The Opposing Role (sometimes referred to as the 5th function)
The opposing role is often how we get stubborn and argumentative—refusing to “play” and join in whatever is going on at the time. It might be easy for us to develop skill in the process that plays this role, but we are likely to be more narrow in our application of this skill, and it will likely take more energy to use it extensively. In its positive aspect, it provides a shadow or depth to our leading role process, backing it up and enabling us to be more persistent in pursuit of our goals.

The Critical Parent Role (sometimes referred to as the 6th function)
The critical parent role is how we find weak spots and can immobilize and demoralize others. We can also feel this way when others use the process that plays this role. It is often used sporadically and emerges more often under stressful conditions when something important is at risk. When we engage it, we can go on and on. To access its positive side of discovery, we must learn to appreciate and be open to it. Then it has an almost magical quality and can provide a profound sense of wisdom.

The Deceiving Role (sometimes referred to as the 7th function)
The deceiving role fools us into thinking something is important to do or pay attention to. The process that fills this role is often not trusted or seen as worthy of attention, for when we do engage it, we may make mistakes in perception or in decision making. Then we feel double bound—trapped between two bad options. Yet this role can have a positive side as it provides comic relief. Then we can laugh at ourselves. It can be refreshing and join with the relief role as we recharge ourselves through play.
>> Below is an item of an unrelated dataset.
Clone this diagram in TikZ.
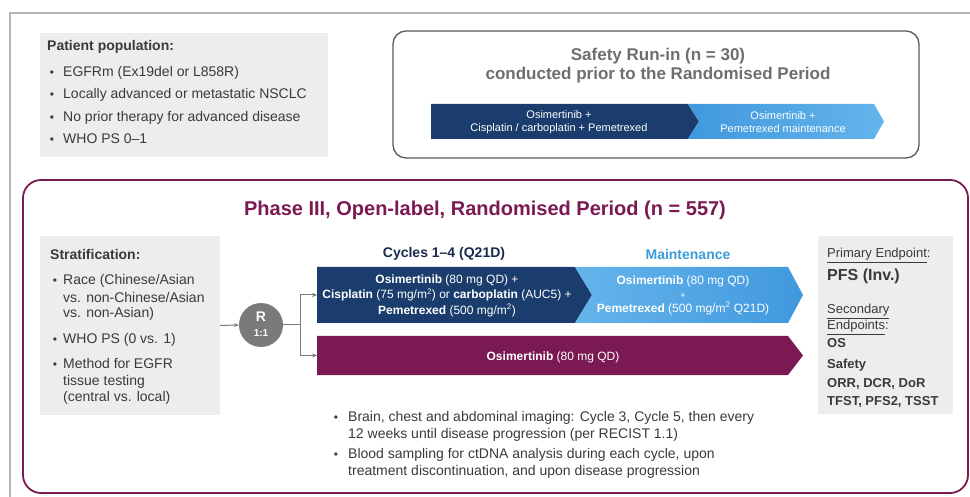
\documentclass[tikz,border=0pt]{standalone}
\usepackage{fontspec}
\setmainfont{Liberation Sans}
\usetikzlibrary{arrows.meta}

\definecolor{navy}{HTML}{1B3D6D}
\definecolor{sky}{HTML}{4098DD}
\definecolor{skylight}{HTML}{64B5EB}
\definecolor{plum}{HTML}{7B1A52}
\definecolor{boxgrey}{HTML}{EDEDED}
\definecolor{txtgrey}{HTML}{3A3A3A}
\definecolor{titlegrey}{HTML}{6E6E6E}
\definecolor{rgrey}{HTML}{7A7A7A}
\definecolor{framegrey}{HTML}{B4B4B4}
\definecolor{cyclenavy}{HTML}{172B4D}
\definecolor{mainttext}{HTML}{3C9CD8}

\begin{document}
\begin{tikzpicture}[x=1pt, y=-1pt,
    greybox/.style={fill=boxgrey, inner sep=0},
    bul/.style={anchor=base, font=\fontsize{12}{12}\selectfont, text=txtgrey, inner sep=0},
    txt/.style={anchor=base west, font=\fontsize{14}{16}\selectfont, text=txtgrey, inner sep=0},
    ep/.style={anchor=base west, font=\fontsize{13}{15}\selectfont, text=txtgrey, inner sep=0},
    bartxt/.style={text=white, align=center, inner sep=0},
    link/.style={draw=rgrey, line width=1pt, -{Stealth[length=5pt,width=4pt]}}]

    \useasboundingbox (0,0) rectangle (970,497);

    % Outer frame of the slide
    \draw[framegrey, line width=1.5] (10,497) -- (10,13) -- (970,13);

    % Patient population
    \node[greybox, minimum width=288, minimum height=124] (pop) at (184,95) {};
    \node[txt, font=\fontsize{14}{16}\selectfont\bfseries] (poptitle) at (47,51) {Patient population:};
    \node[bul] (popb1) at (52,77) {•};
    \node[txt] (pop1) at (63,77) {EGFRm (Ex19del or L858R)};
    \node[bul] (popb2) at (52,99) {•};
    \node[txt] (pop2) at (63,99) {Locally advanced or metastatic NSCLC};
    \node[bul] (popb3) at (52,122) {•};
    \node[txt] (pop3) at (63,122) {No prior therapy for advanced disease};
    \node[bul] (popb4) at (52,144) {•};
    \node[txt] (pop4) at (63,144) {WHO PS 0--1};

    % Safety run-in
    \draw[titlegrey!80!black, line width=1.3, rounded corners=13] (393,31) rectangle (919,158);
    \node[font=\fontsize{17}{19}\selectfont\bfseries, text=titlegrey, align=center] (runtitle) at (658,65.5)
        {Safety Run-in (n = 30)\\conducted prior to the Randomised Period};
    \fill[navy] (431,104) -- (688,104) -- (699,121.5) -- (688,139) -- (431,139) -- cycle;
    \shade[left color=sky, right color=skylight] (688,104) -- (874,104) -- (884,121.5) -- (874,139) -- (688,139) -- (699,121.5) -- cycle;
    \node[bartxt, font=\fontsize{11}{12.5}\selectfont] (runchemo) at (559,122) {Osimertinib +\\Cisplatin / carboplatin + Pemetrexed};
    \node[bartxt, font=\fontsize{11}{12.5}\selectfont] (runmaint) at (783,122) {Osimertinib +\\Pemetrexed maintenance};

    % Randomised period
    \draw[plum, line width=1.8, rounded corners=18] (23,180) rectangle (968,493);
    \node[font=\fontsize{20}{22}\selectfont\bfseries, text=plum] (phasetitle) at (485,210)
        {Phase III, Open-label, Randomised Period (n = 557)};

    % Stratification
    \node[greybox, minimum width=180, minimum height=179] (strat) at (130,325.5) {};
    \node[txt, font=\fontsize{14}{16}\selectfont\bfseries] (strattitle) at (50,260) {Stratification:};
    \node[bul] (stratb1) at (55,285) {•};
    \node[txt] (strat1a) at (63,285) {Race (Chinese/Asian};
    \node[txt] (strat1b) at (63,302) {vs. non-Chinese/Asian};
    \node[txt] (strat1c) at (63,317) {vs. non-Asian)};
    \node[bul] (stratb2) at (55,344) {•};
    \node[txt] (strat2) at (63,344) {WHO PS (0 vs. 1)};
    \node[bul] (stratb3) at (55,368) {•};
    \node[txt] (strat3a) at (63,368) {Method for EGFR};
    \node[txt] (strat3b) at (63,385) {tissue testing};
    \node[txt] (strat3c) at (63,401) {(central vs. local)};

    % Randomisation
    \node[circle, fill=rgrey, minimum size=44, inner sep=0] (R) at (261,325) {};
    \node[text=white, font=\fontsize{14}{14}\selectfont\bfseries] (Rletter) at (261,317) {R};
    \node[text=white, font=\fontsize{10}{10}\selectfont\bfseries] (Rratio) at (261,333) {1:1};
    \coordinate (split) at (300,325);
    \coordinate (armA) at (317,295);
    \coordinate (armB) at (317,355.5);

    \draw[link] (strat.east) -- (R.west);
    \draw[draw=rgrey, line width=1pt] (R.east) -- (split);
    \draw[link] (split) |- (armA);
    \draw[link] (split) |- (armB);

    % Treatment arms
    \node[font=\fontsize{14}{16}\selectfont\bfseries, text=cyclenavy] (cycles) at (444,254) {Cycles 1--4 (Q21D)};
    \node[font=\fontsize{14}{16}\selectfont\bfseries, text=mainttext] (maint) at (688,254) {Maintenance};

    \fill[navy] (317,267) -- (575,267) -- (592,295) -- (575,323) -- (317,323) -- cycle;
    \shade[left color=skylight, right color=sky] (575,267) -- (788,267) -- (803,295) -- (788,323) -- (575,323) -- (592,295) -- cycle;
    \fill[plum] (317,336) -- (788,336) -- (803,355.5) -- (788,375) -- (317,375) -- cycle;

    \node[bartxt, font=\fontsize{12}{15.5}\selectfont] (chemo) at (447,295.5)
        {\textbf{Osimertinib} (80 mg QD) +\\
         \textbf{Cisplatin} (75 mg/m\textsuperscript{2}) or \textbf{carboplatin} (AUC5) +\\
         \textbf{Pemetrexed} (500 mg/m\textsuperscript{2})};
    \node[bartxt, font=\fontsize{12}{14}\selectfont] (osipem) at (683,295)
        {\textbf{Osimertinib} (80 mg QD)\\
         {\fontsize{9}{10}\selectfont +}\\
         \textbf{Pemetrexed} (500 mg/m\textsuperscript{2} Q21D)};
    \node[bartxt, font=\fontsize{12}{14}\selectfont] (osimono) at (553,357) {\textbf{Osimertinib} (80 mg QD)};

    % Endpoints
    \node[greybox, minimum width=135, minimum height=178] (endp) at (885.5,325) {};
    \node[ep] (prim) at (827,258) {\underline{Primary Endpoint}:};
    \node[ep, font=\fontsize{16}{18}\selectfont\bfseries] (pfs) at (827,281) {PFS (Inv.)};
    \node[ep] (seca) at (827,314) {\underline{Secondary}};
    \node[ep] (secb) at (827,330) {\underline{Endpoints}:};
    \node[ep, font=\fontsize{13}{15}\selectfont\bfseries] (os) at (827,348) {OS};
    \node[ep, font=\fontsize{13}{15}\selectfont\bfseries] (safety) at (827,368) {Safety};
    \node[ep, font=\fontsize{13}{15}\selectfont\bfseries] (orr) at (827,387) {ORR, DCR, DoR};
    \node[ep, font=\fontsize{13}{15}\selectfont\bfseries] (tfst) at (827,405) {TFST, PFS2, TSST};

    % Assessments
    \node[bul] (assb1) at (336,421) {•};
    \node[txt] (ass1a) at (348,421) {Brain, chest and abdominal imaging: Cycle 3, Cycle 5, then every};
    \node[txt] (ass1b) at (348,438) {12 weeks until disease progression (per RECIST 1.1)};
    \node[bul] (assb2) at (336,458) {•};
    \node[txt] (ass2a) at (348,458) {Blood sampling for ctDNA analysis during each cycle, upon};
    \node[txt] (ass2b) at (348,475) {treatment discontinuation, and upon disease progression};
\end{tikzpicture}
\end{document}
The Devilish Role (sometimes referred to as the 8th function)
The devilish role can be quite negative. Using the process that plays this role, we might become destructive of ourselves or others. Actions (or inactions) taken when we engage in the process that plays this role are often regretted later. Usually, we are unaware of how to use the process that fills this role and feel like it just erupts and imposes itself rather unconsciously. Yet when we are open to the process that plays the devilish role, it becomes transformative. It gives us the impetus to create something new—to make lemonade out of lemons, rather than lament their sourness.